Sesungguhnya untuk apa mereka harus diberi jabatan kehormatan sebagai profesor kehormatan dengan kompetensi luar biasa yang mereka miliki? Apa tidak cukup instansi atau lembaga terkait dengan keahlian atau komptensi yang bersangkutan memberikan penghargaan? Apakah itu semacam award atau penghargaan yang lebih tinggi lagi dengan sejumlah fasilitas yang sesuai dengan komptensi dan kontribusi yang bersangkutan tanpa harus diberi embel-embel akademik yang harus nempel di depan nama yang bersangkutan.

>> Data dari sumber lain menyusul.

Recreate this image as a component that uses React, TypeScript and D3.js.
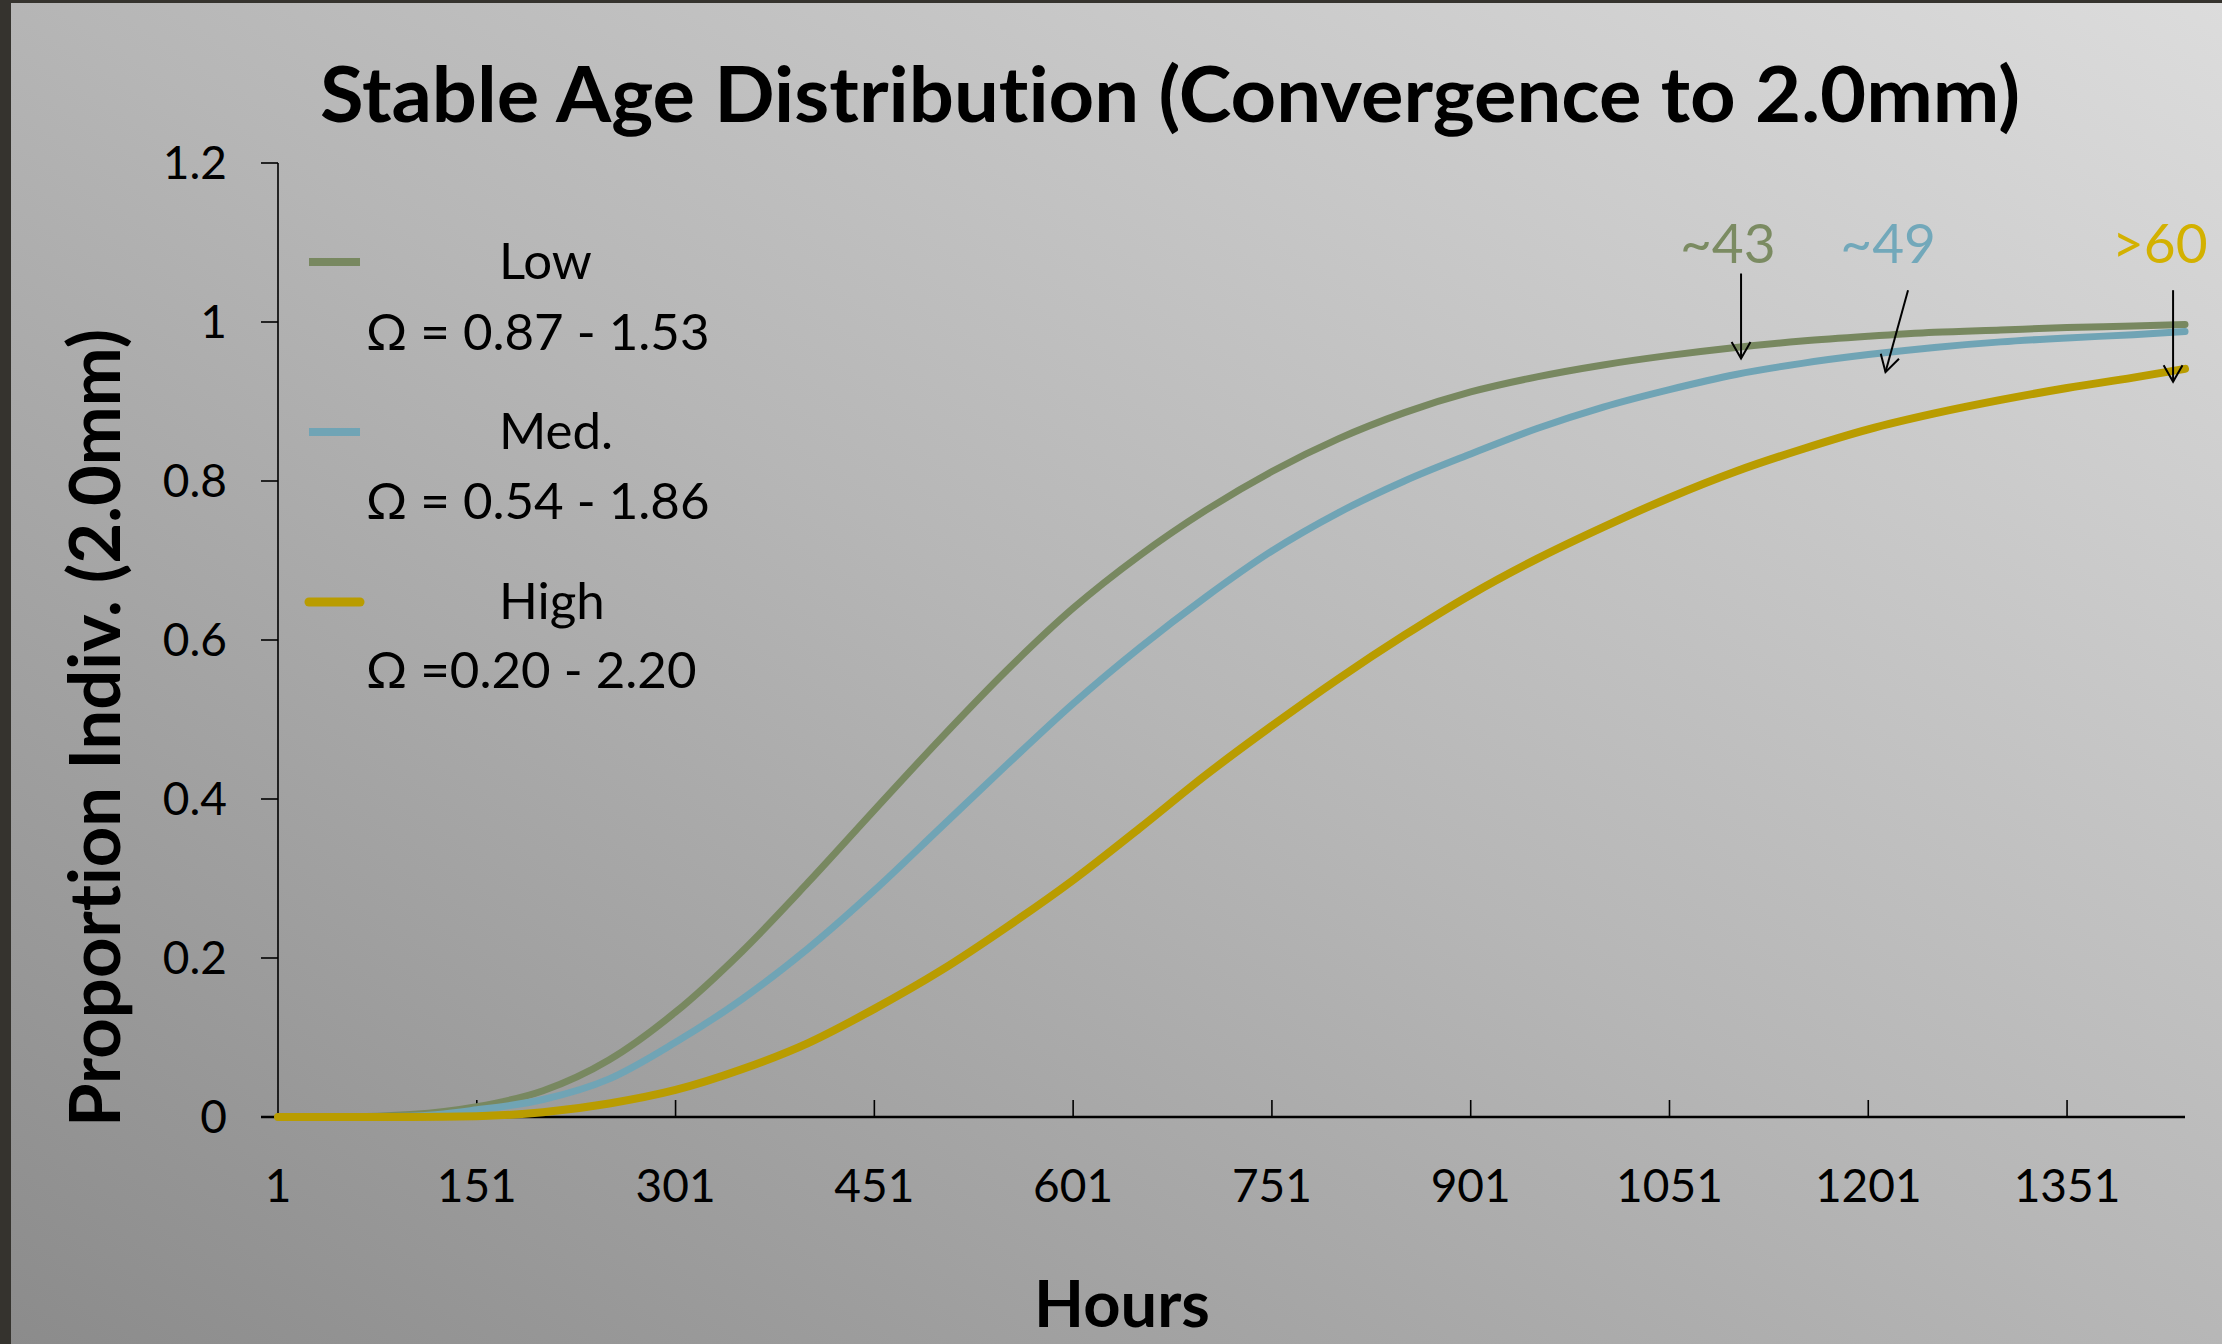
import React, { useEffect } from "react";
import * as d3 from "d3";

const hours = [1, 51, 101, 151, 201, 251, 301, 351, 401, 451, 501, 551, 601, 651, 701, 751, 801, 851, 901, 951, 1001, 1051, 1101, 1151, 1201, 1251, 1301, 1351, 1401, 1440];
const lowValues = [0, 0, 0.003, 0.013, 0.033, 0.072, 0.132, 0.208, 0.295, 0.386, 0.476, 0.562, 0.64, 0.706, 0.763, 0.812, 0.853, 0.886, 0.912, 0.931, 0.946, 0.958, 0.968, 0.976, 0.982, 0.987, 0.99, 0.993, 0.995, 0.997];
const medValues = [0, 0, 0.001, 0.009, 0.022, 0.048, 0.094, 0.148, 0.212, 0.285, 0.364, 0.443, 0.52, 0.59, 0.654, 0.712, 0.76, 0.8, 0.834, 0.866, 0.893, 0.915, 0.934, 0.948, 0.959, 0.968, 0.975, 0.98, 0.984, 0.988];
const highValues = [0, 0, 0, 0.001, 0.006, 0.017, 0.034, 0.06, 0.093, 0.136, 0.184, 0.239, 0.298, 0.363, 0.43, 0.492, 0.551, 0.606, 0.657, 0.702, 0.742, 0.779, 0.812, 0.84, 0.865, 0.885, 0.902, 0.917, 0.93, 0.941];

const xTicks = [1, 151, 301, 451, 601, 751, 901, 1051, 1201, 1351];
const yTicks = [0, 0.2, 0.4, 0.6, 0.8, 1, 1.2];

const seriesNames = ["Low", "Med.", "High"];
const seriesRanges = ["\u03A9 = 0.87 - 1.53", "\u03A9 = 0.54 - 1.86", "\u03A9 =0.20 - 2.20"];
const seriesColors = ["#788860", "#70a4b5", "#b99c00"];

const annotationLabels = ["~43", "~49", ">60"];
const annotationColors = ["#7b8b62", "#72a8ba", "#d3b100"];
const annotationTextHours = [1095, 1216, 1421];
const annotationArrowFromHours = [1105, 1231, 1431];
const annotationArrowFromValues = [1.061, 1.04, 1.04];
const annotationArrowToHours = [1105, 1214, 1431];
const annotationArrowToValues = [0.954, 0.937, 0.925];

const W = 2222;
const H = 1344;
const FONT = "Lato, 'Open Sans', sans-serif";

export default function App() {
  useEffect(() => {
    document.body.style.margin = "0";
    document.body.style.overflow = "hidden";
  }, []);

  const x = d3.scaleLinear().domain([1, 1440]).range([278, 2185]);
  const y = d3.scaleLinear().domain([0, 1.2]).range([1117, 163]);

  const line = d3
    .line<[number, number]>()
    .x((d) => x(d[0]))
    .y((d) => y(d[1]))
    .curve(d3.curveMonotoneX);

  const series = [lowValues, medValues, highValues];
  const widths = [7, 7, 8];

  const arrowHead = (x1: number, y1: number, x2: number, y2: number) => {
    const ang = Math.atan2(y2 - y1, x2 - x1);
    const len = 19;
    const spread = 0.52;
    const a1 = ang + Math.PI - spread;
    const a2 = ang + Math.PI + spread;
    return `M${x2 + len * Math.cos(a1)},${y2 + len * Math.sin(a1)} L${x2},${y2} L${x2 + len * Math.cos(a2)},${y2 + len * Math.sin(a2)}`;
  };

  return (
    <svg
      width={W}
      height={H}
      style={{ position: "absolute", left: 0, top: 0, display: "block", fontVariantLigatures: "none" }}
      fontFamily={FONT}
    >
      <defs>
        <linearGradient id="bg" gradientUnits="userSpaceOnUse" x1={0} y1={1344} x2={1240} y2={-621}>
          <stop offset="0" stopColor="#8b8b8b" />
          <stop offset="0.5" stopColor="#b6b6b6" />
          <stop offset="1" stopColor="#dcdcdc" />
        </linearGradient>
      </defs>
      <rect x={0} y={0} width={W} height={H} fill="url(#bg)" />
      <rect x={0} y={0} width={11} height={H} fill="#35332e" />
      <rect x={0} y={0} width={W} height={3} fill="#35332e" />

      {/* Title */}
      <text x={320} y={122} fontSize={76} fontWeight={700} textLength={1700} lengthAdjust="spacingAndGlyphs" fill="#000">
        Stable Age Distribution (Convergence to 2.0mm)
      </text>

      {/* Y axis */}
      <line x1={x(1)} x2={x(1)} y1={y(1.2)} y2={y(0)} stroke="#000" strokeWidth={1.6} />
      {yTicks.map((t) => (
        <g key={"yt" + t}>
          <line x1={x(1) - 17} x2={x(1)} y1={y(t)} y2={y(t)} stroke="#000" strokeWidth={1.6} />
          <text x={227} y={y(t) + 16} textAnchor="end" fontSize={46} fill="#000">
            {String(t)}
          </text>
        </g>
      ))}

      {/* X axis */}
      <line x1={x(1) - 17} x2={x(1440)} y1={y(0)} y2={y(0)} stroke="#000" strokeWidth={2.6} />
      {xTicks.map((t) => (
        <g key={"xt" + t}>
          {t !== 1 && <line x1={x(t)} x2={x(t)} y1={y(0)} y2={y(0) - 17} stroke="#000" strokeWidth={1.6} />}
          <text x={x(t)} y={1202} textAnchor="middle" fontSize={46} fill="#000">
            {String(t)}
          </text>
        </g>
      ))}

      {/* Axis titles */}
      <text x={1122} y={1327} textAnchor="middle" fontSize={65} fontWeight={700} fill="#000">
        Hours
      </text>
      <text
        transform="translate(120,728) rotate(-90)"
        x={0}
        y={0}
        textAnchor="middle"
        fontSize={70}
        fontWeight={700}
        textLength={798}
        lengthAdjust="spacingAndGlyphs"
        fill="#000"
      >
        Proportion Indiv. (2.0mm)
      </text>

      {/* Series */}
      {series.map((vals, i) => (
        <path
          key={"s" + i}
          d={line(hours.map((h, j) => [h, vals[j]] as [number, number])) || ""}
          fill="none"
          stroke={seriesColors[i]}
          strokeWidth={widths[i]}
          strokeLinejoin="round"
          strokeLinecap="round"
        />
      ))}

      {/* Legend */}
      {seriesNames.map((name, i) => (
        <g key={"lg" + i}>
          <line
            x1={309}
            x2={360}
            y1={262 + i * 170}
            y2={262 + i * 170}
            stroke={seriesColors[i]}
            strokeWidth={i === 2 ? 9 : 8}
            strokeLinecap={i === 2 ? "round" : "butt"}
          />
          <text x={499} y={279 + i * 170} fontSize={51} fill="#000">
            {name}
          </text>
          <text x={366} y={350 + i * 169} fontSize={51} fill="#000">
            {seriesRanges[i]}
          </text>
        </g>
      ))}

      {/* Annotations */}
      {annotationLabels.map((lab, i) => {
        const x1 = x(annotationArrowFromHours[i]);
        const y1 = y(annotationArrowFromValues[i]);
        const x2 = x(annotationArrowToHours[i]);
        const y2 = y(annotationArrowToValues[i]);
        return (
          <g key={"an" + i}>
            <text x={x(annotationTextHours[i])} y={263} textAnchor="middle" fontSize={55} fill={annotationColors[i]}>
              {lab}
            </text>
            <line x1={x1} y1={y1} x2={x2} y2={y2} stroke="#000" strokeWidth={2} />
            <path d={arrowHead(x1, y1, x2, y2)} fill="none" stroke="#000" strokeWidth={2} />
          </g>
        );
      })}
    </svg>
  );
}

Sedangkan untuk kegiatan akademik, apa bila yang bersangkutan sangat dibutuhkan komptensinya dapat diundang memberikan kuliah umum. Selain itu, untuk durasi yang lebih lama lagi,  diundang sebagai dosen tamu untuk memberikan kuliah kepada mahasiswa sesuai bidang dan kompetensi yang bersangkutan.

Memang maraknya penggunaan gelar baik gelar akademik maupun gelar lainnya menjadi fenomena tersendiri di tengah masyarakat. Sebagian dari kita masih menghargai orang sesuai gelar dan status sosialnya. kita memandang seseorang bukan pada kualitas yang mereka miliki tetapi pada gelar, jabatan, dan pangkat yang mereka miliki. Sehingga tidak sedikit juga orang yang ingin selalu dipandang ”terhormat”, sangat membutuhkan embel-embel gelar melekat pada namanya, bahkan tidak sedikit yang tersinggung atau marah bila gelar terserbut tidak diikutkan pada namanya, yang dengan demikian bukannya menjadi terhormat tetapi sebaliknya dengan kemarahan dan ketersinggungan tersebut membuatnya dia menjadi ”tidak terhormat”.

Mental feodal masih melekat di sebagian masyarakat kita, yang anehnya mental feodal ini bukan hanya ada pada masyarakat awam tetapi juga justru menghinggapi masyarakat terpelajar. Bahkan sangat memungkinkan ada seseorang yang telah memiliki gelar akademik tertinggi tetapi masih bermental feodal.